-- Start Material provided --
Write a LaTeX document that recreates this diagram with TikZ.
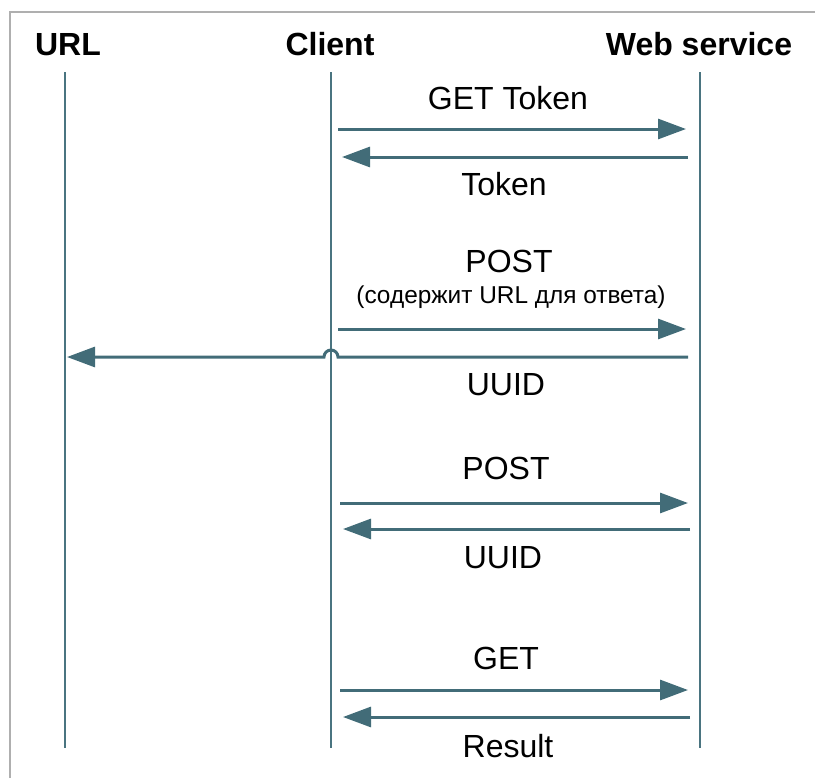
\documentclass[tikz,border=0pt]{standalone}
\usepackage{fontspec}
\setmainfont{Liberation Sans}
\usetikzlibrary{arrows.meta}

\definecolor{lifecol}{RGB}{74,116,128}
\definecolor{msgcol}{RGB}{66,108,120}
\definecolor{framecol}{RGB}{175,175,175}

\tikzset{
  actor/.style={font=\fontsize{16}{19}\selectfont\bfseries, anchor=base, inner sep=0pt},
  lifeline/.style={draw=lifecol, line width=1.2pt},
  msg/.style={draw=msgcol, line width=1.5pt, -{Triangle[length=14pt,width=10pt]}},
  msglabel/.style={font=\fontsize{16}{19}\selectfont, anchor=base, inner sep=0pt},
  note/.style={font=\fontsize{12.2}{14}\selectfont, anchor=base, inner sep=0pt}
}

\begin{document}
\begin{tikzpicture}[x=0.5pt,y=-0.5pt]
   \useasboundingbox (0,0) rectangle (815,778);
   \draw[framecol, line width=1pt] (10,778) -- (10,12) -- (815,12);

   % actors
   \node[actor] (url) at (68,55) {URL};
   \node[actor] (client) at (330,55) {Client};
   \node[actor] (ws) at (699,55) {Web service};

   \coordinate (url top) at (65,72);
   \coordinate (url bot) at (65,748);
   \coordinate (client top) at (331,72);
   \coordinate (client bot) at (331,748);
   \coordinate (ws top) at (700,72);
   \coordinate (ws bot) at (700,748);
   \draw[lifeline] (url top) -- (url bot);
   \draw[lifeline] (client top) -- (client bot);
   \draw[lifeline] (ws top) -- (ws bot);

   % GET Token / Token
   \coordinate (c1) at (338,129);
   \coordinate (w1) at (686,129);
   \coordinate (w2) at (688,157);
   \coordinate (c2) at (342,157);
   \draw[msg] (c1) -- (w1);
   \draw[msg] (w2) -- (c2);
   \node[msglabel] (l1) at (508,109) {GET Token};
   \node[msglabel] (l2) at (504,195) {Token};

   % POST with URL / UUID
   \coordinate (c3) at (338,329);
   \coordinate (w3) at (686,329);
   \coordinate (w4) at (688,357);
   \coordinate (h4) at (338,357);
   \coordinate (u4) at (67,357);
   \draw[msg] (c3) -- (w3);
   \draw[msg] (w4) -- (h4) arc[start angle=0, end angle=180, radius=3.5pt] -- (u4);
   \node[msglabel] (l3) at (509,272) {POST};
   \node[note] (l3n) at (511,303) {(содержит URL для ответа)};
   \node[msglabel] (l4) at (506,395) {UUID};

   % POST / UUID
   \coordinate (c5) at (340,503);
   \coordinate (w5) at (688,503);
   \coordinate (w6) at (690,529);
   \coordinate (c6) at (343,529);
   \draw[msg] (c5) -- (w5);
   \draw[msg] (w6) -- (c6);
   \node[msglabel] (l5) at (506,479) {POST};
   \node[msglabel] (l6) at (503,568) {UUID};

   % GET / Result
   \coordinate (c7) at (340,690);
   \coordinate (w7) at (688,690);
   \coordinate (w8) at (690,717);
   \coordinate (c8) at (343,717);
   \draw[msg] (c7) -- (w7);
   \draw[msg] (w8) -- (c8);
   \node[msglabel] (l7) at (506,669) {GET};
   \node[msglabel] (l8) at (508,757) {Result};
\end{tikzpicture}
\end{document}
-- End Material provided --
-- Start Material provided --
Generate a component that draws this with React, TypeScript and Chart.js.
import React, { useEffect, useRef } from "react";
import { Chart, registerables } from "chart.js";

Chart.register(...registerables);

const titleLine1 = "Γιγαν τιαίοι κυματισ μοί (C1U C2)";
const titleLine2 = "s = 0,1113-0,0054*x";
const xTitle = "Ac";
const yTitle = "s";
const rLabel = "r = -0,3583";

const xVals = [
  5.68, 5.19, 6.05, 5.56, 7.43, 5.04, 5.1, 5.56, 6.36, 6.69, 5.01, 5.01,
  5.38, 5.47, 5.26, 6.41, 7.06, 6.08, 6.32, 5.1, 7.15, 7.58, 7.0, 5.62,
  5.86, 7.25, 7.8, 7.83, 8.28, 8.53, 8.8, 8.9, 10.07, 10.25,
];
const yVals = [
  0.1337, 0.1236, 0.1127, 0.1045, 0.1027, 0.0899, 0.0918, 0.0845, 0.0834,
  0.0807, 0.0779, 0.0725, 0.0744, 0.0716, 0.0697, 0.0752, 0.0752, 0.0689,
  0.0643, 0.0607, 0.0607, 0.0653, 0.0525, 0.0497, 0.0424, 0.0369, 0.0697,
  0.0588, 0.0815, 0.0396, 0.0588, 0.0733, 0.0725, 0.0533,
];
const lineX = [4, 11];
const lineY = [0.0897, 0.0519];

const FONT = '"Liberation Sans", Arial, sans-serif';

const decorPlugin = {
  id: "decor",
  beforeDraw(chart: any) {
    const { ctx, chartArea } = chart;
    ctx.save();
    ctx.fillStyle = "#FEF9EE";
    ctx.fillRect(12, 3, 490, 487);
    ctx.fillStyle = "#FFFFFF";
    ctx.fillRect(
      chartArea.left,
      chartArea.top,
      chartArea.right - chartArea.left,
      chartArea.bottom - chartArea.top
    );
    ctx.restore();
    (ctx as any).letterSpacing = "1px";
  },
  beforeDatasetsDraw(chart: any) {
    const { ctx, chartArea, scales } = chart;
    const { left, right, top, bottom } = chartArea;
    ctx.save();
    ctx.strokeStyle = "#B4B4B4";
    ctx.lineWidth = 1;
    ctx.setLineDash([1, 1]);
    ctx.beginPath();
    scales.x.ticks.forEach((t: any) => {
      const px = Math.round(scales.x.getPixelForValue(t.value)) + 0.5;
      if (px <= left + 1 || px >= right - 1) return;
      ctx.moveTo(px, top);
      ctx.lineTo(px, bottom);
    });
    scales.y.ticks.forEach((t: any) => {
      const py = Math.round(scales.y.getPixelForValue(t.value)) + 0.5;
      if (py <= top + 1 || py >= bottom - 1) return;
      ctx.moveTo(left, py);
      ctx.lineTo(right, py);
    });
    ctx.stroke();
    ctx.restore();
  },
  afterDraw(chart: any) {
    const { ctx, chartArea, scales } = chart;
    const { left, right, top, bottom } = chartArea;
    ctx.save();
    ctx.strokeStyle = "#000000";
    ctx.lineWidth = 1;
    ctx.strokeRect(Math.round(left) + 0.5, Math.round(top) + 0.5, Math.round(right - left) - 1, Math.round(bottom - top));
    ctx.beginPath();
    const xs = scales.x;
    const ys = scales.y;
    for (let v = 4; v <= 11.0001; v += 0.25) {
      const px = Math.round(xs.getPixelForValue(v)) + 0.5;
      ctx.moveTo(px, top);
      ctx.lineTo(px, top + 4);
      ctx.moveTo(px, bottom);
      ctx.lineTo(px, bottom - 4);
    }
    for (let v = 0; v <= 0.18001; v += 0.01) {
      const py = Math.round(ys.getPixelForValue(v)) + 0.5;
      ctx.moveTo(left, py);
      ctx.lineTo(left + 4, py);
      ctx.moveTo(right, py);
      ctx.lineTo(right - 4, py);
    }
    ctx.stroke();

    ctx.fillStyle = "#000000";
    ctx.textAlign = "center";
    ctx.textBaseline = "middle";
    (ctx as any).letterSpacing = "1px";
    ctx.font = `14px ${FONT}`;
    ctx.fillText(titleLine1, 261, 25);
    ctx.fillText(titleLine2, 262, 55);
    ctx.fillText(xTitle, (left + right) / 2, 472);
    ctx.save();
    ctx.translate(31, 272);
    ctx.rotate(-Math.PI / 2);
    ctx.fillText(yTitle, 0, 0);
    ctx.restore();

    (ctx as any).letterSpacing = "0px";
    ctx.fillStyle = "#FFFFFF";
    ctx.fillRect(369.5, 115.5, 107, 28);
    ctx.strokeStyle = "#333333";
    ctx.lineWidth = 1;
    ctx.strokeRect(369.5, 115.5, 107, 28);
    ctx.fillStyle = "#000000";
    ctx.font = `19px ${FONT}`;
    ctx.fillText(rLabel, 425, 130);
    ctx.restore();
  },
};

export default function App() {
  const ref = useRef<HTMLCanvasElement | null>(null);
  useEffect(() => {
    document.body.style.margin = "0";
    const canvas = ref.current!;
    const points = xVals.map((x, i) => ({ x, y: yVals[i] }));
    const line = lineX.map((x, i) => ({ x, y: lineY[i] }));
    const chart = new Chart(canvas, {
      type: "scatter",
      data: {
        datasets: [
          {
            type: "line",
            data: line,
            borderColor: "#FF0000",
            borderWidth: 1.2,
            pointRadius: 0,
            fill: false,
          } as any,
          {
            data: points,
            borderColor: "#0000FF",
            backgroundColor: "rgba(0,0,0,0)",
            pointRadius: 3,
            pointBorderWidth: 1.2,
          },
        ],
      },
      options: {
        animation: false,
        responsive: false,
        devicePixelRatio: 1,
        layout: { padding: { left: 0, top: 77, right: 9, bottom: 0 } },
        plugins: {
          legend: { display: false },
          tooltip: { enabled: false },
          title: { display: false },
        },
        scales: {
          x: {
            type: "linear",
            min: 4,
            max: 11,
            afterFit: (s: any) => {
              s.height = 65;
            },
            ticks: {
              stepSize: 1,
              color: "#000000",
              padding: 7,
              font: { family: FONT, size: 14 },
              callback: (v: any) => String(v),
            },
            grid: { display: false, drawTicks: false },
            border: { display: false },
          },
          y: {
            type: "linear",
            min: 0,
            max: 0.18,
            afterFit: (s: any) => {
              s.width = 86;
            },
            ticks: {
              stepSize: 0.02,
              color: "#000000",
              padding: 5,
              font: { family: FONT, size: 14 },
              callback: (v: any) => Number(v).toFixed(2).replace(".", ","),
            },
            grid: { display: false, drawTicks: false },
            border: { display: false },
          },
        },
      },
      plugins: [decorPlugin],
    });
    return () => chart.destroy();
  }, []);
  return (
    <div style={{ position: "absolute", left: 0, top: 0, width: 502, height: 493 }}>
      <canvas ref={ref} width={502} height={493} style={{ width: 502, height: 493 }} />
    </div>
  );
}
-- End Material provided --
» **What the task asks**:
Give back the exact lines above, running from the one that has "Write a LaTeX" through the one that has "(10,12) -- (815,12);", with nothing added and no pictures.

» **Exercise result**:
Write a LaTeX document that recreates this diagram with TikZ.
\documentclass[tikz,border=0pt]{standalone}
\usepackage{fontspec}
\setmainfont{Liberation Sans}
\usetikzlibrary{arrows.meta}

\definecolor{lifecol}{RGB}{74,116,128}
\definecolor{msgcol}{RGB}{66,108,120}
\definecolor{framecol}{RGB}{175,175,175}

\tikzset{
  actor/.style={font=\fontsize{16}{19}\selectfont\bfseries, anchor=base, inner sep=0pt},
  lifeline/.style={draw=lifecol, line width=1.2pt},
  msg/.style={draw=msgcol, line width=1.5pt, -{Triangle[length=14pt,width=10pt]}},
  msglabel/.style={font=\fontsize{16}{19}\selectfont, anchor=base, inner sep=0pt},
  note/.style={font=\fontsize{12.2}{14}\selectfont, anchor=base, inner sep=0pt}
}

\begin{document}
\begin{tikzpicture}[x=0.5pt,y=-0.5pt]
   \useasboundingbox (0,0) rectangle (815,778);
   \draw[framecol, line width=1pt] (10,778) -- (10,12) -- (815,12);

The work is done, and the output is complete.